◆ Aim of the exercise ◆
From the entries that follow, gather each line holding the word "matplotlib".
### Entries ###
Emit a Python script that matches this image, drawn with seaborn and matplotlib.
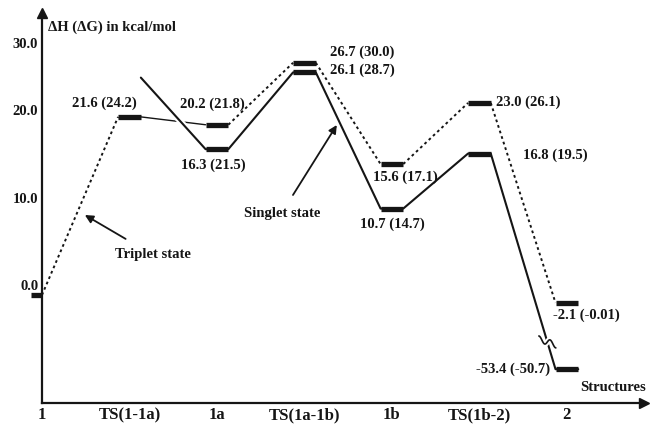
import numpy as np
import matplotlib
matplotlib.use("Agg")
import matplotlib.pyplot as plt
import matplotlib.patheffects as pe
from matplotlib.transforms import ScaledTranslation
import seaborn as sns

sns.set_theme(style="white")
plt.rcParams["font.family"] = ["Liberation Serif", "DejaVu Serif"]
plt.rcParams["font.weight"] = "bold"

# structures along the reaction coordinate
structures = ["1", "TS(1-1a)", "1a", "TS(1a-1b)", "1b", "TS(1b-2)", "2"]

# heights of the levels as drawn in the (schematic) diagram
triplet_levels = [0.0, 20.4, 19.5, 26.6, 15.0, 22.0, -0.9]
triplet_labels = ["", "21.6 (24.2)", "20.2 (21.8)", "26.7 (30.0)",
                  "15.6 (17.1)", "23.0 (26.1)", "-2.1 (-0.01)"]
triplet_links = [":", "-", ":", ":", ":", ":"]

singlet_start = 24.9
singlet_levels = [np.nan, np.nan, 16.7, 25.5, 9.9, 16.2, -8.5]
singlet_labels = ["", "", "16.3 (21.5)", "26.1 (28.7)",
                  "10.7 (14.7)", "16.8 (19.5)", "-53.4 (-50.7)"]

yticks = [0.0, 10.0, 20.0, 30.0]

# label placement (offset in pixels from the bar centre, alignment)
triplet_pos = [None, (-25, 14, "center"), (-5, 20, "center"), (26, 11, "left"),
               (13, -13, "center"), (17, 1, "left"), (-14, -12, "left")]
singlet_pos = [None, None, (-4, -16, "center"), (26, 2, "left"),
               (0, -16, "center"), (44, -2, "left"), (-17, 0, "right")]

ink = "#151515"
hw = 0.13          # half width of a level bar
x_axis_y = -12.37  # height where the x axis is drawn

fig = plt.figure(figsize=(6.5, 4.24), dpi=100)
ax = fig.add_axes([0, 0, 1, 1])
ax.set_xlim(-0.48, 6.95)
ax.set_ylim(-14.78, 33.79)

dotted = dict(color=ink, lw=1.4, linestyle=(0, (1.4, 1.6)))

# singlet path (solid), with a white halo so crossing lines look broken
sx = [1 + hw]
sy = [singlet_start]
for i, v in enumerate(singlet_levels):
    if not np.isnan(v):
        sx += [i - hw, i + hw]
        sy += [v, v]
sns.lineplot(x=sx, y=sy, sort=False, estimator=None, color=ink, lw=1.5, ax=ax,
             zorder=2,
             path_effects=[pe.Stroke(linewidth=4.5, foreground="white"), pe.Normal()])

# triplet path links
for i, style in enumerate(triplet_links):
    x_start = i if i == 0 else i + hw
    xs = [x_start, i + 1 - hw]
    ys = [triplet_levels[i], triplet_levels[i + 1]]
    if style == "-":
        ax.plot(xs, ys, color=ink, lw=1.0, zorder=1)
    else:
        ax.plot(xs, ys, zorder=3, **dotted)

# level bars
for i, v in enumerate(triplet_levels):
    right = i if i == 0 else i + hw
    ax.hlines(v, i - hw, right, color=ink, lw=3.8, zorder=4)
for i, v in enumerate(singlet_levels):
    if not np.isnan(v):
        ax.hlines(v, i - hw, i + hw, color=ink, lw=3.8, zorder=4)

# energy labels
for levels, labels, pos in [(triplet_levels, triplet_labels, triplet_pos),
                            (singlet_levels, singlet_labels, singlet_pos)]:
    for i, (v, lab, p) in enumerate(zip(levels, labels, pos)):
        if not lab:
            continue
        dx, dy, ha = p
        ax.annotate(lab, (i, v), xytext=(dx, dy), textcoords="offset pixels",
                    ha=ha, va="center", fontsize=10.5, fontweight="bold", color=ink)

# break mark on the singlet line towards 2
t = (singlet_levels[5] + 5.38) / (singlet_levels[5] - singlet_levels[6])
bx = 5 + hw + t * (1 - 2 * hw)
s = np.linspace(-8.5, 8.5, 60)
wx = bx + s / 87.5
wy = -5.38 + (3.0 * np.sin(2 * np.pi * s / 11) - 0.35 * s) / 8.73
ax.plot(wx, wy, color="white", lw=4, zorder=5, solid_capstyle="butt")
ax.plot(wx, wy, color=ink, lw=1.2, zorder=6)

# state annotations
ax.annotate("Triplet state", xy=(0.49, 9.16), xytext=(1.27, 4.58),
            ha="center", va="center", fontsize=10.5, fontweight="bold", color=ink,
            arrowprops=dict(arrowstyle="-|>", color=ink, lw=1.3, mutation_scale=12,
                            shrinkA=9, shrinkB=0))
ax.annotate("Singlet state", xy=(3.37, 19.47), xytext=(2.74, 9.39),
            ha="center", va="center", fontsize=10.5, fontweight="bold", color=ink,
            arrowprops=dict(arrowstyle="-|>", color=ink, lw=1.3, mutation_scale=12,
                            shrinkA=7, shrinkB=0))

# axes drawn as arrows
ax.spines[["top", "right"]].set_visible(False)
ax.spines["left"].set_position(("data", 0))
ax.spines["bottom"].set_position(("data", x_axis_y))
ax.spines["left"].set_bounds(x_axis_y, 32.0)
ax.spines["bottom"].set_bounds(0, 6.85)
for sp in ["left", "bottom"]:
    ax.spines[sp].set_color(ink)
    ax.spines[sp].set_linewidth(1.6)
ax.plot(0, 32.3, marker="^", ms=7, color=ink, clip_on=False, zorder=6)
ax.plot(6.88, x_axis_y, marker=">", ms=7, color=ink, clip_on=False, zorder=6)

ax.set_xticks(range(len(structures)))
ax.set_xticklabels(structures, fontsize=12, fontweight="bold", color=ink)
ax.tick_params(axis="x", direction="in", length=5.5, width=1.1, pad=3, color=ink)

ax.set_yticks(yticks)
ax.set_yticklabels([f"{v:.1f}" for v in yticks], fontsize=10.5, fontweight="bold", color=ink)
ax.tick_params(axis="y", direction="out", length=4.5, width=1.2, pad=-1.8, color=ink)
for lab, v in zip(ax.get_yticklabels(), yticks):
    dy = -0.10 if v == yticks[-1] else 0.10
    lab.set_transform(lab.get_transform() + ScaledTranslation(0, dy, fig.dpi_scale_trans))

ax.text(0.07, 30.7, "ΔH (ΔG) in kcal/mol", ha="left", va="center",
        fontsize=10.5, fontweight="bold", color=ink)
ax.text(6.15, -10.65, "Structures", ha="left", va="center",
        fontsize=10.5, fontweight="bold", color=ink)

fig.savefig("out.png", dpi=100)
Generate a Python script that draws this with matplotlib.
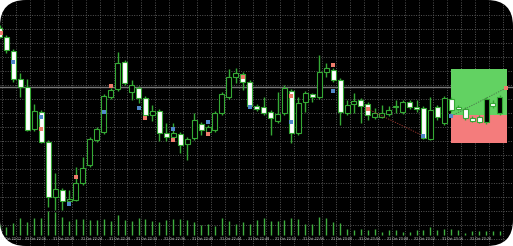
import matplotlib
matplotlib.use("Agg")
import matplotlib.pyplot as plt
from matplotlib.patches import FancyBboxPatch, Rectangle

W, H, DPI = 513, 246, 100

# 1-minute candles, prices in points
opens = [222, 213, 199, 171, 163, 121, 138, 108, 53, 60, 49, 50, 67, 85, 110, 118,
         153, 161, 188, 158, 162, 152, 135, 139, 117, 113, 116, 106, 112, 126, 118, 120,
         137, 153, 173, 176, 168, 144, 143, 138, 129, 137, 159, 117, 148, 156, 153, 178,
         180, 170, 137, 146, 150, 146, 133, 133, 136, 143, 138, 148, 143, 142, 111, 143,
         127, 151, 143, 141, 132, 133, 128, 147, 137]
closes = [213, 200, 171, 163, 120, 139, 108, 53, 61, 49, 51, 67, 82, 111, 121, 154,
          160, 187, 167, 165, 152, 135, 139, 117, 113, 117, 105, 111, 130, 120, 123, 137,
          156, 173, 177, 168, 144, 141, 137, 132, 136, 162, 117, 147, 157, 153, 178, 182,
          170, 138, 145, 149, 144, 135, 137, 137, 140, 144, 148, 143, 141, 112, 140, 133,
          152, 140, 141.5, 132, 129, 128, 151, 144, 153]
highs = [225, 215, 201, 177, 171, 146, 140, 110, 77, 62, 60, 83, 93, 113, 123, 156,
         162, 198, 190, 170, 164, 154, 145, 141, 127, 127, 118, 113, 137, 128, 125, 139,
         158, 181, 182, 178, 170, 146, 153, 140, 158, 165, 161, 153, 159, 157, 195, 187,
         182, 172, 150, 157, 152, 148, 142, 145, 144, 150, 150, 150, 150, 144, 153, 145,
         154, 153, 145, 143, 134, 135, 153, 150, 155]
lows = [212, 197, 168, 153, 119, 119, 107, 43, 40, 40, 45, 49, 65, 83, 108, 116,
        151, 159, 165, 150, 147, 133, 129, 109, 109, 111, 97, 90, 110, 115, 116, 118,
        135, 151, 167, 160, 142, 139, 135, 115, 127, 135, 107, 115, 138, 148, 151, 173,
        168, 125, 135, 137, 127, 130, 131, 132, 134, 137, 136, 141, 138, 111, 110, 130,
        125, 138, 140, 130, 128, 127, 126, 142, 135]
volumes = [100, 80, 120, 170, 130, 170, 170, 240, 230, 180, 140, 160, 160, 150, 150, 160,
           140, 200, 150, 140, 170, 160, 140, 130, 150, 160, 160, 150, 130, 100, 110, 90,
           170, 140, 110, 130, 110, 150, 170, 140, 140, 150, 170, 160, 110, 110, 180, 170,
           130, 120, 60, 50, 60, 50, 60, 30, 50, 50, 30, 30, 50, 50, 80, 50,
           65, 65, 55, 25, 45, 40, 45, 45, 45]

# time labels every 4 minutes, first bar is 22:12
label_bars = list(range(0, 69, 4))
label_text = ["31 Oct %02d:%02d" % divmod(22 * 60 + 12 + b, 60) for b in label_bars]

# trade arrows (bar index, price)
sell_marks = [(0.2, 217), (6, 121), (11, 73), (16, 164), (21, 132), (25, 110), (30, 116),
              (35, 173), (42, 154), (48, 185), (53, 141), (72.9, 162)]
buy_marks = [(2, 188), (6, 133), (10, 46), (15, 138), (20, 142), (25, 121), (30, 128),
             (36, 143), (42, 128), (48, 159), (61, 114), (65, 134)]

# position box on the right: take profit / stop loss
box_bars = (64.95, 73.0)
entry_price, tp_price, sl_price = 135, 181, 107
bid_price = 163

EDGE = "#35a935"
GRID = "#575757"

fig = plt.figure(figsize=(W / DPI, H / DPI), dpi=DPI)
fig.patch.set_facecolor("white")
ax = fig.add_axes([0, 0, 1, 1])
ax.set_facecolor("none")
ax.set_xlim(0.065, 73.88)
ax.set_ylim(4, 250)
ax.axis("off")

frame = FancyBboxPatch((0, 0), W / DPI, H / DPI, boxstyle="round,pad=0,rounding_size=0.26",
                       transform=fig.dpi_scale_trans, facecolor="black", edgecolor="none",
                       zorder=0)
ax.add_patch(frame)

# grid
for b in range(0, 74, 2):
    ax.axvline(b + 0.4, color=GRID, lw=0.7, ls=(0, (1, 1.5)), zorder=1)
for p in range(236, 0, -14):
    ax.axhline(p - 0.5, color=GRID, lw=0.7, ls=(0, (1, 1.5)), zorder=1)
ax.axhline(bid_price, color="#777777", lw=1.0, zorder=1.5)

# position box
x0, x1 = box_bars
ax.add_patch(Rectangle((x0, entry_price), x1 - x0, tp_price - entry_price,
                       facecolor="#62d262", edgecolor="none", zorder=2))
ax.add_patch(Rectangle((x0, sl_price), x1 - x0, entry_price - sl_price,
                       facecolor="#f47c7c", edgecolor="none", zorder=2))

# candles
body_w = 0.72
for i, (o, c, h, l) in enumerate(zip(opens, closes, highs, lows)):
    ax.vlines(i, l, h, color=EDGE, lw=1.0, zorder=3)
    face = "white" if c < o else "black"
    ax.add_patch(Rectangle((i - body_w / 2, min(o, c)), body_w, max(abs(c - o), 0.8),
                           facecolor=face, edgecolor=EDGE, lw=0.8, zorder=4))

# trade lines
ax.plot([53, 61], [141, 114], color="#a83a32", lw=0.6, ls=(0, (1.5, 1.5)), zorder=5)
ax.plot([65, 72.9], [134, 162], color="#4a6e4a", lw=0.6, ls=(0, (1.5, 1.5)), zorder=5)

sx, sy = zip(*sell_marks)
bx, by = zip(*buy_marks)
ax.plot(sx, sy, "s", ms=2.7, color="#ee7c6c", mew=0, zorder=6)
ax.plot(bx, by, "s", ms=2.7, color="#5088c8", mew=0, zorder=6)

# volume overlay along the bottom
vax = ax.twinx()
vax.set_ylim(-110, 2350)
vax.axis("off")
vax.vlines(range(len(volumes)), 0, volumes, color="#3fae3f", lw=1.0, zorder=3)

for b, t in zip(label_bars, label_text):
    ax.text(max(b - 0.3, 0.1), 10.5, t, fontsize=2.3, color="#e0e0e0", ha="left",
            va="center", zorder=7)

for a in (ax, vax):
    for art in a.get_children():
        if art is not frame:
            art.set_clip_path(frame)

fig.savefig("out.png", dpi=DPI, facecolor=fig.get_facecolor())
###
◆ The completed task ◆
Emit a Python script that matches this image, drawn with seaborn and matplotlib.
import matplotlib
matplotlib.use("Agg")
import matplotlib.pyplot as plt
import matplotlib.patheffects as pe
from matplotlib.transforms import ScaledTranslation
Generate a Python script that draws this with matplotlib.
import matplotlib
matplotlib.use("Agg")
import matplotlib.pyplot as plt
from matplotlib.patches import FancyBboxPatch, Rectangle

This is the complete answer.